De un tiempo a esta parte vivimos en un permanente programa de fiestas. No me refiero a eventos formativos, musicales, académicos, exposiciones, etc. Esas actividades que, junto a los valores puramente lúdicos, divertidos o estéticos, también pueden promover el aprendizaje y el conocimiento; las que implican un proceso mental y emocional y no sólo de sensaciones; las que permiten el acercamiento a ideas o posturas que contribuyen a la mejora y el progreso de la sociedad, las que movilizan a la gente en la defensa y el compromiso con causas nobles; en definitiva, las que promueven eso que llamamos cultura. No, me refiero a otras.

Prácticamente sin darnos un respiro, cuando, por fin, se apagan las luces de navidad y dejan de oírse los villancicos en bucle, se encienden las del carnaval y hay que darse prisa porque la Semana Santa demanda los espacios públicos. En algunos lugares, como Sevilla, cuando apenas se quitan el capirote, tienen que apresurarse y embutirse en el traje de faralaes para irse a la feria y, sin perder tiempo, salir corriendo en traje corto, cruzar el Quema y llegar al Rocío. Un itinerario exigente pero no importa porque, en buena medida, ya saben, es por la fe.

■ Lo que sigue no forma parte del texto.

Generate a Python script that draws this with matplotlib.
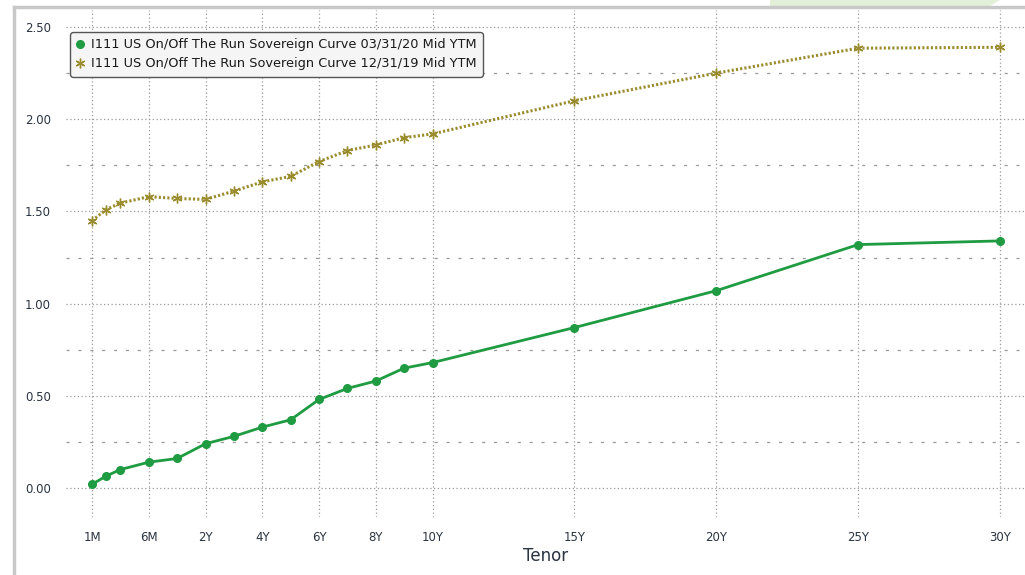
import matplotlib
matplotlib.use("Agg")
import matplotlib.pyplot as plt
from matplotlib.lines import Line2D
from matplotlib.patches import Polygon
from matplotlib.ticker import MultipleLocator, FormatStrFormatter

# Data
tenors = ["1M", "2M", "3M", "6M", "1Y", "2Y", "3Y", "4Y", "5Y", "6Y", "7Y",
          "8Y", "9Y", "10Y", "15Y", "20Y", "25Y", "30Y"]
tenor_pos = [0, 0.5, 1, 2, 3, 4, 5, 6, 7, 8, 9, 10, 11, 12, 17, 22, 27, 32]
ytm_033120 = [0.02, 0.065, 0.10, 0.14, 0.16, 0.24, 0.28, 0.33, 0.37, 0.48, 0.54,
              0.58, 0.65, 0.68, 0.87, 1.07, 1.32, 1.34]
ytm_123119 = [1.45, 1.51, 1.545, 1.58, 1.57, 1.565, 1.61, 1.66, 1.69, 1.77, 1.83,
              1.86, 1.90, 1.92, 2.10, 2.25, 2.385, 2.39]
tick_labels = ["1M", "6M", "2Y", "4Y", "6Y", "8Y", "10Y", "15Y", "20Y", "25Y", "30Y"]
label_03 = "I111 US On/Off The Run Sovereign Curve 03/31/20 Mid YTM"
label_12 = "I111 US On/Off The Run Sovereign Curve 12/31/19 Mid YTM"

W, H = 1025, 575
fig = plt.figure(figsize=(W / 100, H / 100), dpi=100)
fig.patch.set_facecolor("white")

# decorative frame
fig.add_artist(Polygon([[770 / W, 1], [1000 / W, 1], [990 / W, 1 - 6 / H], [770 / W, 1 - 6 / H]],
                       closed=True, transform=fig.transFigure, facecolor="#e3f0d9", edgecolor="none"))
fig.add_artist(Line2D([14 / W, 1], [1 - 7 / H, 1 - 7 / H], transform=fig.transFigure,
                      color="#c8c8c8", lw=2.5))
fig.add_artist(Line2D([14 / W, 14 / W], [0, 1 - 7 / H], transform=fig.transFigure,
                      color="#c8c8c8", lw=2.5))

ax = fig.add_axes([66 / W, 1 - 517 / H, (W - 66) / W, (517 - 10) / H])
ax.set_facecolor("white")

green = "#1f9b42"
olive = "#9a8c2c"

ax.plot(tenor_pos, ytm_033120, color=green, lw=2, marker="o", ms=5.5,
        label=label_03, zorder=3)
ax.plot(tenor_pos, ytm_123119, color=olive, lw=2.2, linestyle=(0, (0.7, 0.7)),
        marker=(6, 2, 0), ms=7, mew=1.0, label=label_12, zorder=3)

x_unit = 28.375
ax.set_xlim(-26 / x_unit, (W - 92) / x_unit)
y_unit = 184.4
ax.set_ylim(-29 / y_unit, 2.5 + 17 / y_unit)

tick_positions = [tenor_pos[tenors.index(t)] for t in tick_labels]
ax.set_xticks(tick_positions)
ax.set_xticklabels(tick_labels)
ax.yaxis.set_major_locator(MultipleLocator(0.5))
ax.yaxis.set_minor_locator(MultipleLocator(0.25))
ax.yaxis.set_major_formatter(FormatStrFormatter("%.2f"))

ax.tick_params(axis="both", which="both", length=0, labelsize=8.5, labelcolor="#2a3340")
ax.tick_params(axis="y", pad=11)
ax.tick_params(axis="x", pad=10)

ax.grid(True, which="major", axis="both", color="#9a9a9a", lw=0.9, linestyle=(0, (1.0, 2.0)))
ax.grid(True, which="minor", axis="y", color="#9a9a9a", lw=0.9, linestyle=(0, (2.5, 7)))
ax.set_axisbelow(True)

for s in ax.spines.values():
    s.set_visible(False)

ax.set_xlabel("Tenor", fontsize=12, color="#2a3340", labelpad=2)

leg = ax.legend(loc="upper left", bbox_to_anchor=(4 / (W - 66), 1 - 22 / 507),
                fontsize=9.3, frameon=True, fancybox=True, handlelength=0.6,
                handletextpad=0.5, borderpad=0.5, labelspacing=0.45,
                borderaxespad=0)
for h in leg.legend_handles:
    h.set_linestyle("none")
frame = leg.get_frame()
frame.set_facecolor("#f5f5f5")
frame.set_edgecolor("#555555")
frame.set_linewidth(1.0)
frame.set_alpha(1)
for t in leg.get_texts():
    t.set_color("#1a1a1a")

fig.savefig("out.png", dpi=100, facecolor=fig.get_facecolor())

Los días de las comidas típicas –sean tagarninas o erizos– romerías, procesiones magnas, días de la patrona o el patrón, cruces, corpus cristis, cármenes, aniversarios, ferias, verbenas… empiezan a llenar las agendas. Además, todos estos acontecimientos, se adornan con actividades complementarias, según las fechas: audiovisuales proyectados sobre los edificios, belenes vivientes, pastorás, mercadillos, atracciones para la infancia, fuegos artificiales, carpas, bailes, desfiles, cabalgatas, animaciones, pachangas, los inevitables toros corriendo despavoridos por las calles, las novedosas “fun area”…y muchos pregones ¡Uf! Imposible enunciarlas todas. Las ciudades se han vuelto un escenario donde siempre hay una representación.

Los festejos no tienen límites y la globalización ha extendido Halloween, el October Fest y hasta las Fallas por lugares donde todo esto es ajeno. Las clases dirigentes locales –amén de la omnipresente Iglesia– saben que es beneficioso para sus intereses, creando esa ilusoria imagen de la felicidad a través del espectáculo, cuanto más grande mejor, cuanto más multitudinario, más rentable. La gente, literalmente, embobada.

¡Cuánto nos ha enseñado Roma! Hoy, aquel “circenses”, marca el destino de buena parte de los presupuestos municipales de cualquier población y “las tradiciones” han sucumbido al éxito de público. Me dirán que es la edad, pero ¿alguien se apunta a hacernos un “probe Migué” e irnos “mu felí a la montaña”?